» **Goal**
Without the pictures, output the lines of the material from the very first through the one that holds "import numpy as np".

---*---

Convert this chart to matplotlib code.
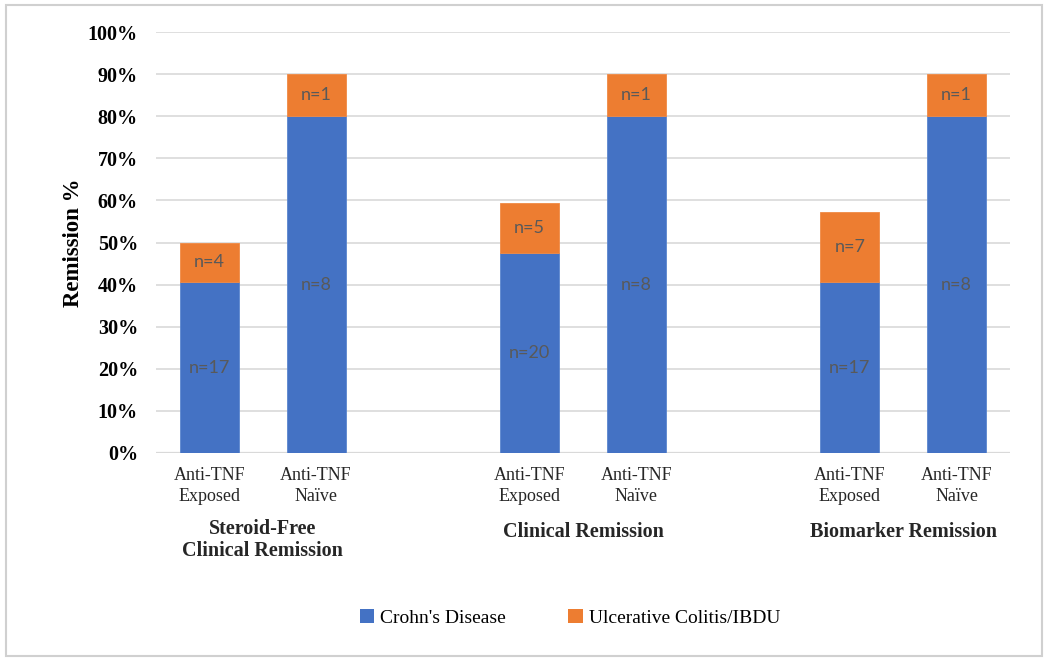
import matplotlib
matplotlib.use("Agg")
import matplotlib.pyplot as plt
from matplotlib.patches import Rectangle, Patch
import numpy as np

# ---- data ----
bar_labels = ["Anti-TNF\nExposed", "Anti-TNF\nNaïve",
              "Anti-TNF\nExposed", "Anti-TNF\nNaïve",
              "Anti-TNF\nExposed", "Anti-TNF\nNaïve"]
group_labels = ["Steroid-Free\nClinical Remission", "Clinical Remission", "Biomarker Remission"]
crohns = [40.5, 80.0, 47.6, 80.0, 40.5, 80.0]
uc_ibdu = [9.5, 10.0, 11.9, 10.0, 16.7, 10.0]
crohns_n = ["n=17", "n=8", "n=20", "n=8", "n=17", "n=8"]
uc_n = ["n=4", "n=1", "n=5", "n=1", "n=7", "n=1"]
series_names = ["Crohn's Disease", "Ulcerative Colitis/IBDU"]
yticks = [0, 10, 20, 30, 40, 50, 60, 70, 80, 90, 100]

BLUE = "#4472C4"
ORANGE = "#ED7D31"
GRID = "#D9D9D9"
LABEL = "#595959"

fig = plt.figure(figsize=(10.5, 6.62), dpi=100)
ax = fig.add_axes([156/1050, 1-453/662, (1010-156)/1050, (453-32)/662])

x = np.array([0, 1, 3, 4, 6, 7], dtype=float)
w = 0.553
ax.bar(x, crohns, w, color=BLUE, edgecolor="#5B86CF", linewidth=0.6, zorder=2)
ax.bar(x, uc_ibdu, w, bottom=crohns, color=ORANGE, edgecolor="#F08A45", linewidth=0.6, zorder=2)

for xi, c, u, cn, un in zip(x, crohns, uc_ibdu, crohns_n, uc_n):
    ax.text(xi, c/2, cn, ha="center", va="center", fontsize=13, color=LABEL, family="Lato", zorder=3)
    ax.text(xi, c + u/2, un, ha="center", va="center", fontsize=13, color=LABEL, family="Lato", zorder=3)

ax.set_xlim(-0.5, 7.5)
ax.set_ylim(0, 100)
ax.set_yticks(yticks)
ax.set_yticklabels([f"{t}%" for t in yticks], fontsize=14.5, fontweight="bold", family="Liberation Serif")
ax.set_xticks(x)
ax.set_xticklabels(bar_labels, fontsize=13, family="Liberation Serif", linespacing=1.3, color="#262626")
ax.tick_params(axis="y", length=0, pad=13)
ax.tick_params(axis="x", length=0, pad=10)
ax.grid(axis="y", color=GRID, linewidth=1.2, zorder=0)
ax.set_axisbelow(True)
for s in ["top", "right", "left", "bottom"]:
    ax.spines[s].set_visible(False)
ax.axhline(0, color=GRID, linewidth=1.6, zorder=1)

ax.set_ylabel("Remission %", fontsize=16.5, fontweight="bold", family="Liberation Serif")
ax.yaxis.set_label_coords(-(156-84)/854, 0.5)

# group labels
group_x = [0.5, 3.5, 6.5]
for gx, gl in zip(group_x, group_labels):
    xf = (156 + (gx + 0.5) / 8 * 854) / 1050
    if "\n" in gl:
        fig.text(xf, 1 - 540/662, gl, ha="center", va="center", fontsize=14.5,
                 fontweight="bold", family="Liberation Serif", color="#262626", linespacing=1.15)
    else:
        fig.text(xf, 1 - 532/662, gl, ha="center", va="center", fontsize=14.5,
                 fontweight="bold", family="Liberation Serif", color="#262626")

handles = [Patch(facecolor=BLUE), Patch(facecolor=ORANGE)]
fig.legend(handles, series_names, loc="center", bbox_to_anchor=(570/1050, 1-618/662),
           ncol=2, frameon=False, prop={"family": "Liberation Serif", "size": 14},
           handlelength=0.75, handleheight=0.75, handletextpad=0.3, columnspacing=3.2)

fig.patches.append(Rectangle((6/1050, 1-656/662), (1042-6)/1050, (656-5)/662,
                             transform=fig.transFigure, fill=False, edgecolor="#D0D0D0",
                             linewidth=1.5, zorder=-1))

fig.savefig("out.png", dpi=100, facecolor="white")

---*---

» **Solution for this problem**
Convert this chart to matplotlib code.
import matplotlib
matplotlib.use("Agg")
import matplotlib.pyplot as plt
from matplotlib.patches import Rectangle, Patch
import numpy as np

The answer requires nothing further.